Street Fight

PBS Premiere: July 5, 2005Check the broadcast schedule »

Filmmaker Statement

Dear Viewer,

I've always been fascinated by elections -- and by election films. Going behind the scenes to watch the strategizing, crisis management, and spin-doctoring, documentaries such as Primary, The War Room, and A Perfect Candidate taught me more about the democratic process than I ever learned in civics class.

Yet all of those documentaries followed national, mass-media elections. In 2001, I became interested in the mayoral election shaping up in Newark, New Jersey, and I began to wonder what it's like behind the scenes of a local, urban race, where high-priced media consultants are replaced by foot soldiers, fighting door-to-door.

I had gotten to know Newark ten years earlier, when I'd taken time off from college to set up a literacy project there, and I had fallen in love with the city's unvarnished combination of toughness and warmth.

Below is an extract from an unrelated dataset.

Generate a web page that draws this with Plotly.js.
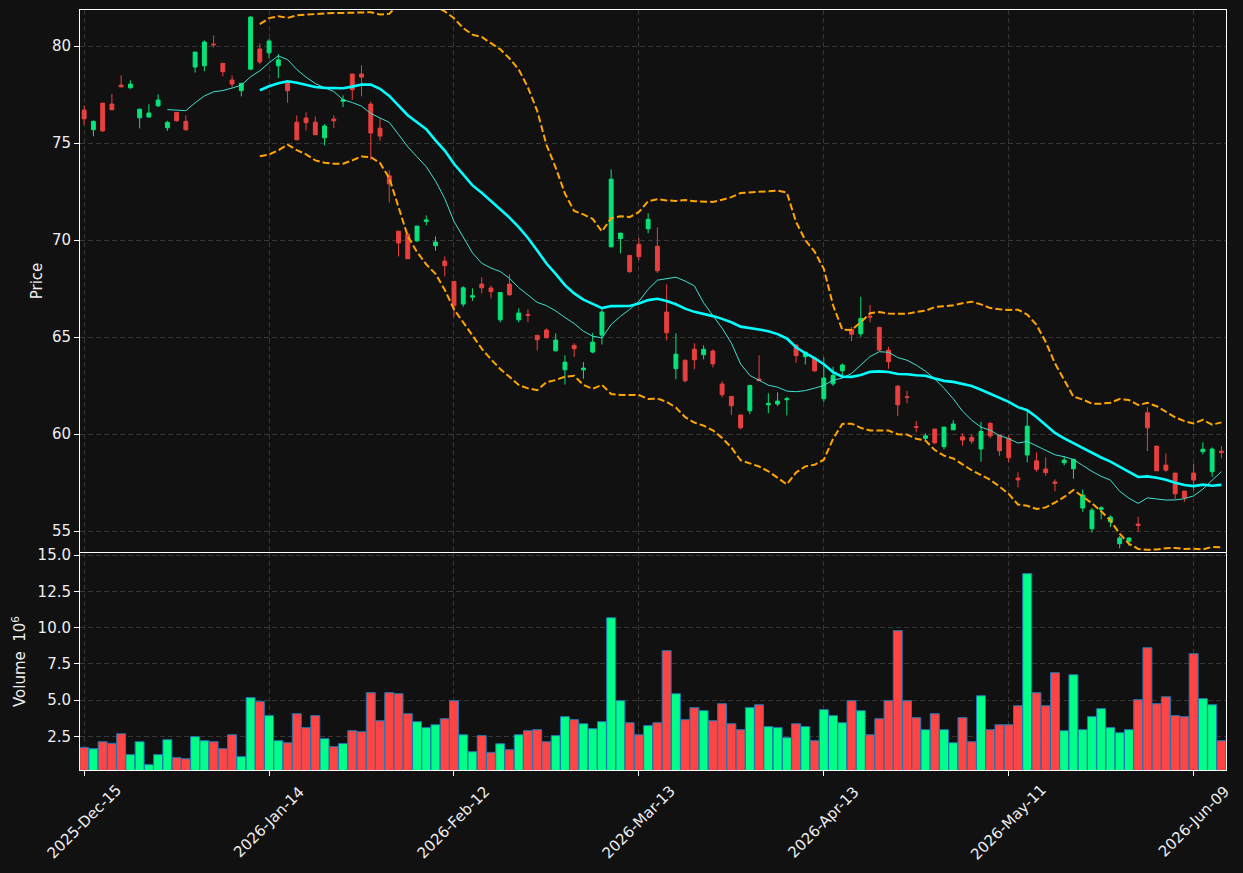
<!DOCTYPE html>
<html>
<head>
<meta charset="utf-8">
<script src="https://cdn.plot.ly/plotly-3.0.1.min.js"></script>
<style>
  html, body { margin: 0; padding: 0; background: #111111; }
  #chart { width: 1243px; height: 873px; }
</style>
</head>
<body>
<div id="chart"></div>
<script>
// ---- Data ----
const tickIndex = [0, 20, 40, 60, 80, 100, 120];
const tickLabels = ["2025-Dec-15", "2026-Jan-14", "2026-Feb-12", "2026-Mar-13", "2026-Apr-13", "2026-May-11", "2026-Jun-09"];
const priceTicks = [55, 60, 65, 70, 75, 80];
const volumeTicks = [2.5, 5, 7.5, 10, 12.5, 15];
const volumeTickLabels = ['2.5', '5.0', '7.5', '10.0', '12.5', '15.0'];

const open = [76.70,75.69,77.06,77.01,77.99,77.85,76.30,76.34,76.92,75.79,
76.58,76.12,78.92,78.98,80.10,79.11,78.25,77.70,78.81,79.85,
79.65,78.98,78.14,76.08,76.29,76.08,75.27,76.24,77.15,78.56,
78.56,77.01,75.77,73.31,70.46,70.31,69.96,70.96,69.71,68.92,
67.87,66.70,67.06,67.73,67.53,65.89,67.73,65.89,66.17,65.09,
65.36,64.29,63.31,64.57,63.31,64.23,65.10,69.65,70.07,69.21,
69.78,70.58,69.68,66.29,63.37,63.81,64.38,64.09,64.28,62.58,
61.94,60.98,61.20,62.84,61.51,61.55,61.77,64.59,63.99,63.92,
61.82,62.59,63.26,65.40,65.17,66.08,65.50,64.33,62.47,61.92,
60.38,59.78,60.26,59.35,60.22,59.86,59.83,59.23,60.55,59.95,
59.78,57.73,58.92,58.62,58.20,57.53,58.52,58.21,56.19,55.12,
56.12,55.48,54.35,54.48,55.36,61.10,59.38,58.40,57.99,57.06,
57.99,59.09,58.06,59.12];

const high = [76.94,76.17,77.06,77.53,78.49,78.23,76.75,77.00,77.51,76.15,
76.58,76.43,79.69,80.29,80.55,79.11,78.49,78.08,81.55,80.14,
80.36,79.59,78.14,76.43,76.58,76.38,75.98,76.43,77.46,78.56,
79.01,77.15,76.29,73.59,70.46,70.31,70.72,71.27,70.19,69.16,
67.87,67.63,67.51,68.08,67.66,67.30,68.23,66.48,66.43,65.09,
65.45,65.19,64.06,64.68,63.71,65.22,66.43,73.64,70.36,69.21,
70.12,71.38,70.65,67.72,65.19,63.81,64.68,64.57,64.37,62.72,
61.97,61.02,62.51,64.06,62.10,62.15,61.92,64.64,64.24,63.95,
63.95,63.47,63.64,65.53,67.08,66.65,65.53,64.50,62.53,62.23,
60.67,60.04,60.26,60.36,60.72,60.04,59.99,60.63,60.63,59.95,
59.95,58.03,61.20,59.06,58.80,57.67,58.87,58.70,57.15,56.20,
56.29,55.81,54.74,54.68,55.74,61.38,59.38,59.00,57.99,57.06,
58.47,59.57,59.31,59.38];

const low = [75.94,75.35,75.57,76.70,77.87,77.80,75.76,76.34,76.86,75.63,
76.10,75.63,78.64,78.70,79.93,78.44,77.87,77.41,78.76,79.07,
79.38,78.35,77.08,75.17,75.65,75.43,74.88,75.77,76.86,77.23,
77.41,74.14,75.12,71.94,69.16,69.04,69.90,70.76,69.45,68.13,
66.05,66.56,66.87,67.25,67.00,65.76,67.13,65.76,65.76,64.31,
64.96,64.29,62.56,63.98,62.85,64.16,64.62,69.65,69.31,68.31,
68.97,70.35,68.31,64.83,62.82,62.66,63.34,63.85,63.44,61.89,
60.98,60.24,61.03,62.75,61.07,61.44,60.96,63.67,63.59,63.21,
61.66,62.47,62.99,64.79,65.01,65.76,64.29,63.37,60.93,61.58,
60.09,59.69,59.48,59.21,60.22,59.40,59.49,58.57,59.78,58.88,
58.54,57.25,58.54,58.06,57.85,57.05,58.39,57.70,55.99,54.93,
55.60,55.21,54.11,54.23,54.96,59.12,58.11,58.06,56.65,56.51,
57.08,58.95,57.80,58.75];

const close = [76.25,76.12,75.63,76.72,77.90,78.04,76.75,76.55,77.22,76.07,
76.15,75.69,79.69,80.21,80.07,78.68,78.04,78.08,81.49,79.18,
80.26,79.29,77.70,75.17,76.05,75.43,75.88,76.15,77.23,77.75,
78.40,75.52,75.36,72.90,69.85,69.04,70.72,71.04,69.90,68.68,
66.63,67.54,67.13,67.54,67.34,67.30,67.18,66.24,66.12,64.86,
64.96,64.85,63.71,64.40,63.40,64.74,66.29,73.14,70.36,68.37,
69.14,71.07,68.42,65.22,64.12,62.75,63.83,64.37,63.62,62.03,
61.46,60.32,62.51,62.75,61.58,61.70,61.82,64.04,64.22,63.26,
62.89,63.03,63.56,65.14,65.96,66.03,64.33,63.73,61.51,61.89,
60.35,59.91,59.55,60.36,60.52,59.69,59.64,60.14,59.91,59.14,
58.78,57.64,60.41,58.18,58.01,57.46,58.66,58.70,56.86,56.08,
56.20,55.72,54.64,54.64,55.29,60.32,58.11,58.14,56.92,56.72,
57.63,59.22,59.23,59.05];

const volume = [1.74,1.65,2.13,2.02,2.68,1.24,2.13,0.55,1.24,2.27,
1.03,0.96,2.48,2.20,2.13,1.65,2.61,1.10,5.17,4.91,
3.93,2.20,2.06,4.06,3.10,3.93,2.34,1.79,2.00,2.89,
2.82,5.51,3.58,5.51,5.44,4.06,3.51,3.10,3.30,3.72,
4.96,2.61,1.44,2.55,1.40,1.99,1.58,2.61,2.89,2.96,
2.13,2.55,3.86,3.65,3.37,3.03,3.51,10.68,4.96,3.44,
2.61,3.24,3.44,8.41,5.44,3.65,4.48,4.27,3.58,4.75,
3.37,2.96,4.48,4.68,3.17,3.10,2.41,3.37,3.17,2.20,
4.34,3.93,3.44,4.96,4.27,2.61,3.72,4.96,9.79,4.96,
3.79,2.96,4.06,2.96,2.06,3.79,2.13,5.30,2.96,3.30,
3.30,4.61,13.72,5.51,4.61,6.89,2.89,6.75,2.96,3.86,
4.41,3.10,2.75,2.96,5.03,8.61,4.75,5.23,3.93,3.86,
8.20,5.10,4.68,2.20];

// ---- Derived series (moving averages / Bollinger bands from closes) ----
const idx = close.map((_, i) => i);
function sma(arr, n) {
  return arr.map((_, i) => {
    if (i < n - 1) return null;
    let s = 0;
    for (let k = i - n + 1; k <= i; k++) s += arr[k];
    return s / n;
  });
}
function rollStd(arr, n) {
  return arr.map((_, i) => {
    if (i < n - 1) return null;
    let s = 0;
    for (let k = i - n + 1; k <= i; k++) s += arr[k];
    const m = s / n;
    let v = 0;
    for (let k = i - n + 1; k <= i; k++) v += (arr[k] - m) * (arr[k] - m);
    return Math.sqrt(v / (n - 1));
  });
}
const ma10 = sma(close, 10);
const ma20 = sma(close, 20);
const sd20 = rollStd(close, 20);
const bbUpper = ma20.map((m, i) => m === null ? null : m + 2 * sd20[i]);
const bbLower = ma20.map((m, i) => m === null ? null : m - 2 * sd20[i]);

const UP_C = '#06e37a', DN_C = '#e8403f';
const UP_V = '#00ff88', DN_V = '#ff4444';
const volColors = close.map((c, i) => c >= open[i] ? UP_V : DN_V);

const traces = [
  {
    type: 'candlestick', x: idx, open: open, high: high, low: low, close: close,
    xaxis: 'x2', yaxis: 'y2',
    increasing: { line: { color: UP_C, width: 1 }, fillcolor: UP_C },
    decreasing: { line: { color: DN_C, width: 1 }, fillcolor: DN_C },
    whiskerwidth: 0, hoverinfo: 'skip'
  },
  { type: 'scatter', mode: 'lines', x: idx, y: ma10, xaxis: 'x2', yaxis: 'y2',
    line: { color: '#40e0d0', width: 1 }, hoverinfo: 'skip' },
  { type: 'scatter', mode: 'lines', x: idx, y: ma20, xaxis: 'x2', yaxis: 'y2',
    line: { color: '#00ffff', width: 2.6 }, hoverinfo: 'skip' },
  { type: 'scatter', mode: 'lines', x: idx, y: bbUpper, xaxis: 'x2', yaxis: 'y2',
    line: { color: '#ffa500', width: 2, dash: '7px,3px' }, hoverinfo: 'skip' },
  { type: 'scatter', mode: 'lines', x: idx, y: bbLower, xaxis: 'x2', yaxis: 'y2',
    line: { color: '#ffa500', width: 2, dash: '7px,3px' }, hoverinfo: 'skip' },
  {
    type: 'bar', x: idx, y: volume, xaxis: 'x', yaxis: 'y',
    marker: { color: volColors, line: { color: '#1f77b4', width: 1 } },
    hoverinfo: 'skip'
  }
];

const FS = 15;
const gridC = '#363636';
const axisCommon = {
  showline: true, mirror: true, linecolor: '#ffffff', linewidth: 1,
  showgrid: true, gridcolor: gridC, griddash: '5px,3px', gridwidth: 1,
  zeroline: false, ticks: 'outside', ticklen: 5, tickcolor: '#ffffff',
  tickfont: { color: '#eeeeee', size: FS, family: 'DejaVu Sans' }
};

// Date tick labels, rotated 45 degrees and centred on their ticks
const dateAnnotations = tickIndex.map((v, k) => ({
  x: v, xref: 'x', y: -0.0685, yref: 'paper',
  text: tickLabels[k], showarrow: false, textangle: -45,
  xanchor: 'center', yanchor: 'middle',
  font: { family: 'DejaVu Sans', size: FS, color: '#eeeeee' }
}));

const layout = {
  width: 1243, height: 873,
  paper_bgcolor: '#111111', plot_bgcolor: '#111111',
  margin: { l: 80, r: 17, t: 10, b: 103 },
  showlegend: false,
  font: { family: 'DejaVu Sans', color: '#eeeeee', size: FS },
  boxgap: 0.4,
  bargap: 0.03,
  annotations: dateAnnotations,
  xaxis: Object.assign({}, axisCommon, {
    domain: [0, 1], anchor: 'y', range: [-0.45, 123.5],
    tickmode: 'array', tickvals: tickIndex, showticklabels: false,
    rangeslider: { visible: false }
  }),
  xaxis2: Object.assign({}, axisCommon, {
    domain: [0, 1], anchor: 'y2', matches: 'x', range: [-0.45, 123.5],
    tickmode: 'array', tickvals: tickIndex, showticklabels: false, ticks: '',
    rangeslider: { visible: false }
  }),
  yaxis: Object.assign({}, axisCommon, {
    domain: [0, 0.2855], anchor: 'x', range: [0.18, 15.14],
    tickmode: 'array', tickvals: volumeTicks, ticktext: volumeTickLabels,
    title: { text: 'Volume  10<sup>6</sup>', font: { size: FS, color: '#eeeeee' }, standoff: 8 }
  }),
  yaxis2: Object.assign({}, axisCommon, {
    domain: [0.2868, 1], anchor: 'x2', range: [53.92, 81.86],
    tickmode: 'array', tickvals: priceTicks,
    title: { text: 'Price', font: { size: FS, color: '#eeeeee' }, standoff: 5 }
  })
};

Plotly.newPlot('chart', traces, layout, { displayModeBar: false, staticPlot: true });
</script>
</body>
</html>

At that time, Mayor Sharpe James had been in his second term, and in 2001, he was going for his fifth. In 32 years, James had never lost a race and was widely considered the most powerful politician in New Jersey -- a king-maker whose support had put governors and US Senators into office.

But there was buzz about his challenger, Cory Booker, whom people were touting as potentially "the first black President of the United States" (a bit much, I thought, to say about a 32-year-old, first-term city councilman.)

Two dynamic and charismatic candidates, from different generations and widely different backgrounds -- what would happen when they got into a ring together? I bought a camera and spent the next five months finding out.

At first, I focused on the many local issues under debate: downtown development, school reform and vouchers, community policing, and housing. But I soon discovered that each of these issues was complex enough to warrant its own film, and that -- as the pollsters were reporting -- ultimately this election would turn less on the question of who had the best housing strategy and more on broader themes: racial authenticity, insider vs. outsider, experience vs. change. (This is not unique to Newark -- most elections are decided by such intangibles.)

Among these, it was the racial issues that seemed most important and universal to me. After spending a day editing the scene in which Newarkers ask whether Booker's academic pedigree (he is a Rhodes Scholar and Yale Law School graduate) makes him "less black," I turned on the TV and saw Barack Obama at the 2004 Democratic Convention attacking "the slander that says a black child with a book is acting white."

Issues of race seem crucial to politics at this moment and to the future of our country, and our racial attitudes are more powerful and complicated than most of us usually admit. I hope Street Fight encourages people to look at those attitudes closely and honestly and to discuss them with one another. I also hope the film will encourage viewers to pay close attention when politicians -- of any ethnicity -- use race as a wedge.

I also hope the film will remind us that America's democratic system can not run on autopilot. A healthy democracy "does not roll in on the wheels of inevitability." It requires vigilance and active participation -- from our media and from our citizens.